Finalmente, Movimiento fluido de Ernesto Herrera es un libro que funciona como una instantánea de la trayectoria de uno de los lectores más acuciosos y discretos de la literatura mexicana en la última década. A través de un ejercicio de homenaje y memoria, de lectura alegre y bien temperada, Herrera da sustento y extiende una conciencia de tradición. A contracorriente de la prisa con que transcurren la circulación y reciclaje de novedades, Herrera hace una lectura pausada y equilibrada de un amplio acervo de escritores mexicanos que conforman el pasado inmediato de la literatura mexicana. Por la visión crítica de Herrera desfilan lo mismo autores canónicos como Alí Chumacero, Jorge Ibargüengoitia, José de la Colina o Juan Villoro que víctimas de la mala memoria como Rafael Bernal, Francisco Cervantes, Jorge López Páez o Ramón Rodríguez. Si bien Herrera es más conocido como crítico, tiene esa pasión omnívora por las humanidades y la segunda parte del libro deja ver una curiosidad cosmopolita que va desde la crítica de arte de Herbert Read hasta el humanismo clásico de Werner Jaeger pasando por el perfil esotérico de Titus Burckhardt o el orientalismo de Elémire Zolla.
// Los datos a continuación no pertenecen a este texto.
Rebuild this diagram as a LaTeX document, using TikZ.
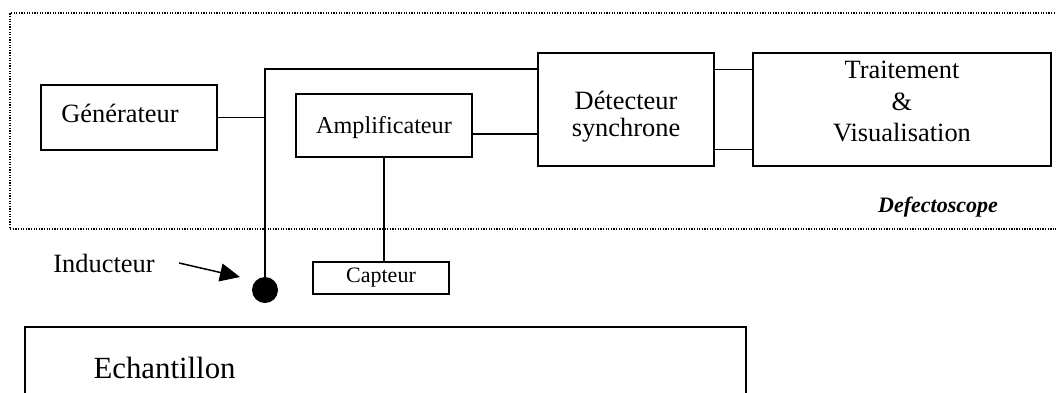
\documentclass[tikz,border=0pt]{standalone}
\usepackage{fontspec}
\setmainfont{Liberation Serif}
\usetikzlibrary{arrows.meta}
\tikzset{
  font={\fontsize{26.4pt}{30pt}\selectfont},
  bloc/.style={draw, line width=1.5pt, inner sep=0pt, align=center},
  fil/.style={line width=1.5pt}}

\begin{document}
\begin{tikzpicture}[x=1pt,y=-1pt]
\useasboundingbox (0,0) rectangle (1056,392);
% cadre du defectoscope
\draw [line width=1.3pt, dash pattern=on 1.3pt off 1.3pt] (1060,13) -- (10,13) -- (10,229) -- (1060,229);
\node [font={\fontsize{22pt}{26pt}\selectfont\bfseries\itshape}] (defecto) at (938,207) {Defectoscope};
% blocs
\node [bloc, minimum width=176pt, minimum height=65pt,
  label={[xshift=-9pt, yshift=4pt]center:G\'en\'erateur}] (gen) at (129,117.5) {};
\node [bloc, minimum width=176pt, minimum height=63pt,
  label={[yshift=-2.5pt, font={\fontsize{24.2pt}{28pt}\selectfont}]center:Amplificateur}] (amp) at (384,125.5) {};
\node [bloc, minimum width=176pt, minimum height=113pt,
  label={[yshift=-7pt, align=center, font={\fontsize{26.4pt}{27pt}\selectfont}]center:D\'etecteur\\synchrone}] (det) at (626,109.5) {};
\node [bloc, minimum width=298pt, minimum height=113pt,
  label={[yshift=8pt, align=center, font={\fontsize{26.4pt}{31.5pt}\selectfont}]center:Traitement\\\&\\Visualisation}] (trait) at (902,109.5) {};
\node [bloc, minimum width=136pt, minimum height=32pt, font={\fontsize{22pt}{26pt}\selectfont}] (cap) at (381,278) {Capteur};
\node [circle, fill, minimum size=26pt, inner sep=0pt] (ind) at (265,290) {};
\node (indtxt) at (104,263) {Inducteur};
\node [draw, line width=1.5pt, minimum width=721pt, minimum height=120pt, anchor=north west] (ech) at (24,326) {};
\node [anchor=west, font={\fontsize{30.8pt}{36pt}\selectfont}] (echtxt) at (90,368) {Echantillon};
\coordinate (coude) at (265,69);
\coordinate (pointe) at (240,277);
% liaisons
\draw [fil] (ind) -- (coude) -- (coude -| det.west);
\draw [fil] (gen.east) -- (gen.east -| coude);
\draw [fil] ([yshift=-8.5pt]amp.east) -- ([yshift=-8.5pt]amp.east -| det.west);
\draw [fil] (amp.south) -- (amp.south |- cap.north);
\draw [fil] ([yshift=40pt]det.east) -- ([yshift=40pt]det.east -| trait.west);
\draw [fil] ([yshift=-40pt]det.east) -- ([yshift=-40pt]det.east -| trait.west);
\draw [fil, -{Triangle[length=20pt, width=18pt]}] ([xshift=21pt]indtxt.east) -- (pointe);
\end{tikzpicture}
\end{document}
Finalmente, la tercera parte descubre al Herrera más heterodoxo, ese artífice de la tradición es también un soterrado contracultural que, con artículos o entrevistas, se ocupa de la homosexualidad o la historia de la intoxicación.
En estos tres libros el ensayo demuestra sus potencialidades: permite clarificar la concepción del oficio y las propias metas artísticas; permite conectarse con la tradición; pero, sobre todo, permite salir del círculo de confort de la propia especialidad y contaminarse gozosamente con otros saberes y otros lenguajes.